Here is the deal my tank is maybe vintage 1970's 420lbs or 120 gallon vertical tank, I've heard it called the "jug".  The service valve is original with the built in releif valve. It still hold pressure and doesn't leak. Most of the suppliers I've tried to deal with this year wants to change out the valve $160-$200. I don't have the money for it. I will be stretching to just fill the tank. Why am I being gouged like this. I just want the tank filled the way it is.  Okay now all the safety police can jump on me. I don't feel as though I'm being Unsafe, I'm just broke, okay. bjr


----------



## Hass (Oct 15, 2011)

bjr23 said:
			
		

> Here is the deal my tank is maybe vintage 1970's 420lbs or 120 gallon vertical tank, I've heard it called the "jug".  The service valve is original with the built in releif valve. It still hold pressure and doesn't leak. Most of the suppliers I've tried to deal with this year wants to change out the valve $160-$200. I don't have the money for it. I will be stretching to just fill the tank. Why am I being gouged like this. I just want the tank filled the way it is.  Okay now all the safety police can jump on me. I don't feel as though I'm being Unsafe, I'm just broke, okay. bjr



Because it's unsafe, that's why.
Propane tanks require re inspection that involves a hydro test (for DoT tanks) and new valves every 10 years. Regardless if it has been in service or not.
So your 120 gal is way over do.

Most suppliers will not even fill a tank that is not their own.
Including other suppliers tanks, and homeowner's personal tanks.
so if all they want to do is change out the valve, you are getting away lucky.
You are not being gouged, it's the law.
If they fill it, they can get in serious trouble if they're reported.
After all, you could just be under cover trying to crack down on propane suppliers filling unsafe tanks. How do they know?

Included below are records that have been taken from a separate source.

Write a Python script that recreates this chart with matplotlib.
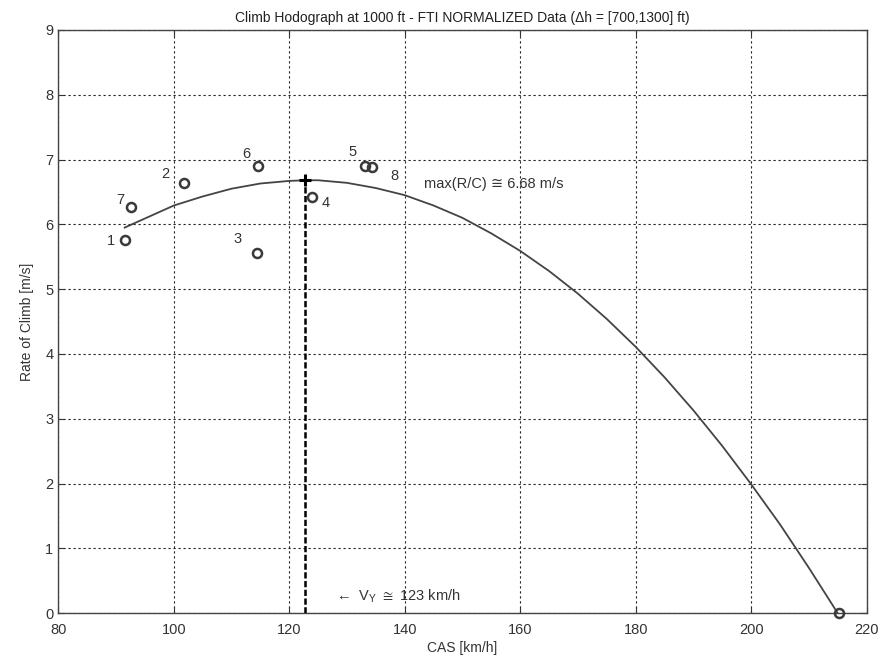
import matplotlib
matplotlib.use("Agg")
import matplotlib.pyplot as plt

plt.rcParams['font.family'] = ['Liberation Sans', 'DejaVu Sans']
plt.rcParams['mathtext.fontset'] = 'custom'
plt.rcParams['mathtext.rm'] = 'Liberation Sans'

# Measured data points (CAS [km/h], R/C [m/s])
point_labels = ['1', '2', '3', '4', '5', '6', '7', '8', '']
cas_points = [91.5, 101.7, 114.4, 124.0, 133.2, 114.6, 92.6, 134.4, 215.2]
rc_points = [5.76, 6.64, 5.56, 6.42, 6.90, 6.90, 6.26, 6.88, 0.0]
label_x = [89.2, 98.5, 111.0, 126.3, 130.9, 112.5, 90.8, 138.2]
label_y = [5.75, 6.77, 5.77, 6.33, 7.12, 7.09, 6.37, 6.75]

# Fitted hodograph curve
curve_cas = [91.5, 95, 100, 105, 110, 115, 120, 122.7, 125, 130, 135, 140,
             145, 150, 155, 160, 165, 170, 175, 180, 185, 190, 195, 200,
             205, 210, 215]
curve_rc = [5.95, 6.09, 6.29, 6.43, 6.55, 6.63, 6.67, 6.68, 6.68, 6.64, 6.56,
            6.45, 6.29, 6.10, 5.86, 5.59, 5.28, 4.93, 4.54, 4.11, 3.64, 3.13,
            2.58, 1.99, 1.37, 0.70, 0.00]

vy_cas = 122.7
max_rc = 6.68

x_ticks = [80, 100, 120, 140, 160, 180, 200, 220]
y_ticks = [0, 1, 2, 3, 4, 5, 6, 7, 8, 9]

fig = plt.figure(figsize=(8.83, 6.61), dpi=100)
ax = fig.add_axes([0.066, 0.0722, 0.9155, 0.8826])

ax.set_xlim(80, 220)
ax.set_ylim(0, 9)
ax.set_xticks(x_ticks)
ax.set_yticks(y_ticks)
ax.grid(True, color='#222222', linestyle=(0, (2, 2.5)), linewidth=0.8)
ax.set_axisbelow(True)

ax.plot(curve_cas, curve_rc, color='#444444', linewidth=1.3, zorder=3)
ax.plot(cas_points, rc_points, linestyle='none', marker='o', markersize=6.5,
        markerfacecolor='none', markeredgecolor='#3a3a3a', markeredgewidth=1.8,
        zorder=4, clip_on=False)
for lab, lx, ly in zip(point_labels, label_x, label_y):
    ax.text(lx, ly, lab, fontsize=10.5, color='#333333', ha='center', va='center')

ax.plot([vy_cas, vy_cas], [0, max_rc], color='black', linewidth=1.8,
        linestyle=(0, (2.5, 1.0)), zorder=5)
ax.plot([vy_cas], [max_rc], marker='+', color='black', markersize=9,
        markeredgewidth=2.2, zorder=6)

ax.text(143.3, 6.63, 'max(R/C) ≅ 6.68 m/s', fontsize=10.5, color='#333333',
        ha='left', va='center')
ax.text(127.7, 0.27, '$\\leftarrow$ V$_\\mathregular{Y}$ $\\cong$ 123 km/h',
        fontsize=10.5, color='#333333', ha='left', va='center')

ax.set_title('Climb Hodograph at 1000 ft - FTI NORMALIZED Data (Δh = [700,1300] ft)',
             fontsize=10, color='#222222', pad=6)
ax.set_xlabel('CAS [km/h]', fontsize=10, color='#333333', labelpad=3)
ax.set_ylabel('Rate of Climb [m/s]', fontsize=10, color='#333333', labelpad=8)

ax.tick_params(direction='in', top=True, right=True, length=4, width=0.8,
               labelsize=10.5, colors='#333333')
ax.tick_params(axis='x', pad=7)
for s in ax.spines.values():
    s.set_color('#444444')
    s.set_linewidth(1.0)

fig.savefig('out.png', dpi=100)
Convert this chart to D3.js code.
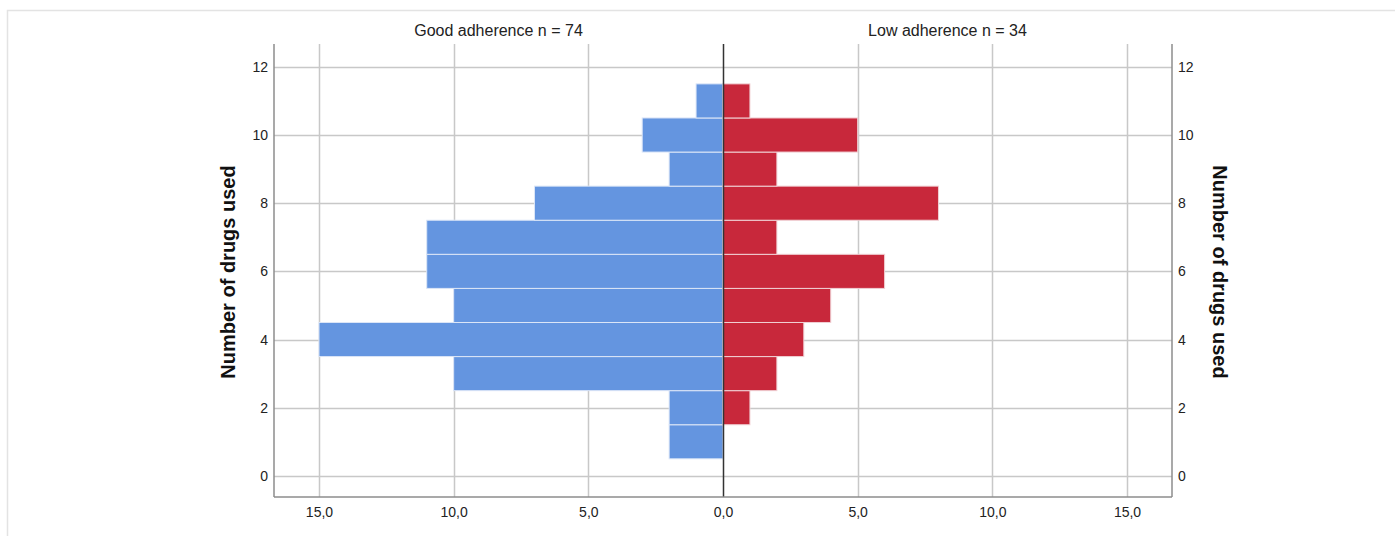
<!DOCTYPE html>
<html><head><meta charset="utf-8">
<script src="https://cdn.jsdelivr.net/npm/d3@7"></script>
<style>body{margin:0;background:#fff;}svg{display:block;font-family:"Liberation Sans",Arial,sans-serif;}</style>
</head><body>
<script>
const drugCounts = [1,2,3,4,5,6,7,8,9,10,11];
const goodAdherence = [2,2,10,15,10,11,11,7,2,3,1];
const lowAdherence  = [0,1,2,3,4,6,2,8,2,5,1];
const yTicks = [0,2,4,6,8,10,12];
const xTicks = [-15,-10,-5,0,5,10,15];
const leftTitle = "Good adherence n = 74";
const rightTitle = "Low adherence n = 34";
const yTitle = "Number of drugs used";

const W = 1395, H = 536;
const L = 274, R = 1172, T = 44, B = 497;
const svg = d3.select("body").append("svg").attr("width", W).attr("height", H);

// outer frame
svg.append("rect").attr("x",7.5).attr("y",10.5).attr("width",W).attr("height",H)
  .attr("fill","none").attr("stroke","#e3e3e3").attr("stroke-width",1.5);

const x = d3.scaleLinear().domain([-16.67,16.67]).range([L,R]);
const y = d3.scaleLinear().domain([-0.62,12.67]).range([B,T]);

// grid
svg.append("g").selectAll("line").data(yTicks).join("line")
  .attr("x1",L).attr("x2",R).attr("y1",d=>Math.round(y(d))+0.5).attr("y2",d=>Math.round(y(d))+0.5)
  .attr("stroke","#c8c8c8").attr("stroke-width",1.5);
svg.append("g").selectAll("line").data(xTicks.filter(d=>d!==0)).join("line")
  .attr("y1",T).attr("y2",B).attr("x1",d=>Math.round(x(d))+0.5).attr("x2",d=>Math.round(x(d))+0.5)
  .attr("stroke","#c8c8c8").attr("stroke-width",1.5);

// bars
const bh = y(0) - y(1);
svg.append("g").selectAll("rect").data(drugCounts.map((c,i)=>({c,v:goodAdherence[i]})).filter(d=>d.v>0)).join("rect")
  .attr("x",d=>x(-d.v)).attr("width",d=>x(0)-x(-d.v))
  .attr("y",d=>y(d.c+0.5)).attr("height",bh)
  .attr("fill","#6495e0").attr("stroke","#dce6f7").attr("stroke-width",1);
svg.append("g").selectAll("rect").data(drugCounts.map((c,i)=>({c,v:lowAdherence[i]})).filter(d=>d.v>0)).join("rect")
  .attr("x",x(0)).attr("width",d=>x(d.v)-x(0))
  .attr("y",d=>y(d.c+0.5)).attr("height",bh)
  .attr("fill","#c8283b").attr("stroke","#f0d0d4").attr("stroke-width",1);

// center line
svg.append("line").attr("x1",Math.round(x(0))+0.5).attr("x2",Math.round(x(0))+0.5).attr("y1",T).attr("y2",B)
  .attr("stroke","#333").attr("stroke-width",1.5);

// axes
const fmt = d => d3.format(".1f")(Math.abs(d)).replace(".",",");
const gl = svg.append("g").attr("transform",`translate(${L},0)`).call(d3.axisLeft(y).tickValues(yTicks).tickSize(0).tickPadding(6));
const gr = svg.append("g").attr("transform",`translate(${R},0)`).call(d3.axisRight(y).tickValues(yTicks).tickSize(0).tickPadding(6));
const gb = svg.append("g").attr("transform",`translate(0,${B})`).call(d3.axisBottom(x).tickValues(xTicks).tickFormat(fmt).tickSize(0).tickPadding(10));
[gl,gr,gb].forEach(g=>{
  g.select(".domain").attr("stroke","#8c8c8c").attr("stroke-width",1.5);
  g.selectAll(".tick line").attr("stroke","#8c8c8c").attr("stroke-width",1.5);
  g.selectAll("text").attr("fill","#222").style("font-size","14px").style("font-family","'Liberation Sans',Arial,sans-serif");
});
gl.select(".domain").attr("d",`M0,${T}V${B}`);
gr.select(".domain").attr("d",`M0,${T}V${B}`);
gb.select(".domain").attr("d",`M${L},0H${R}`);

// titles
svg.append("text").attr("x",(L+x(0))/2).attr("y",36).attr("text-anchor","middle")
  .style("font-size","16px").attr("fill","#222").text(leftTitle);
svg.append("text").attr("x",(x(0)+R)/2).attr("y",36).attr("text-anchor","middle")
  .style("font-size","16px").attr("fill","#222").text(rightTitle);
svg.append("text").attr("transform",`translate(235,${272}) rotate(-90)`).attr("text-anchor","middle")
  .style("font-size","20px").style("font-weight","bold").attr("fill","#111").text(yTitle);
svg.append("text").attr("transform",`translate(1213,${272}) rotate(90)`).attr("text-anchor","middle")
  .style("font-size","20px").style("font-weight","bold").attr("fill","#111").text(yTitle);
</script>
</body></html>
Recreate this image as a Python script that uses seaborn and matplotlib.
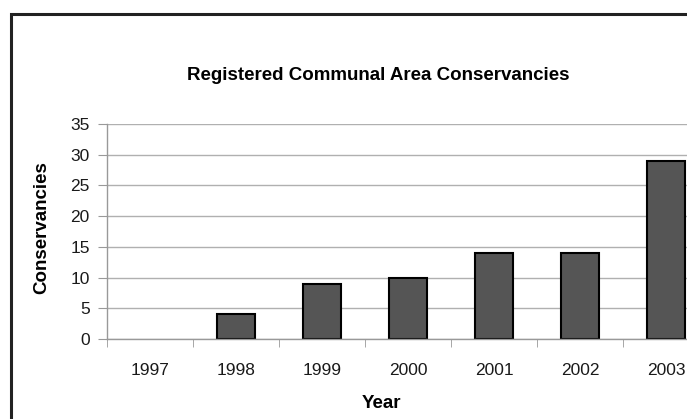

Propane is probably $3 in your area. (maybe a lot less, actually...)
If you fill it with 100 gallons, that's $300.
If you're stretching to fill it, that to me.. Means you are able to have the money to fill it.
So only get 50 gallons, and spend the money that you would have otherwise spent on propane, on the valve.
I don't know how much you're actually getting it filled, and I know they won't fill it past 80%, so I imagine 100 gallons would be a lot to fill it with.


EDIT: You could also just rent a tank from them.
Some charge a yearly fee, some just say you need to buy x amount of propane per year from us. (usually 2x tank capacity)


----------



## bjr23 (Oct 26, 2011)

A little update. One vendor inspected and filled my tank. I'm  a warm Happy Camper Now. I should be good for this winter at least. It took 96 gallons. Total with tax was $238. bjr


----------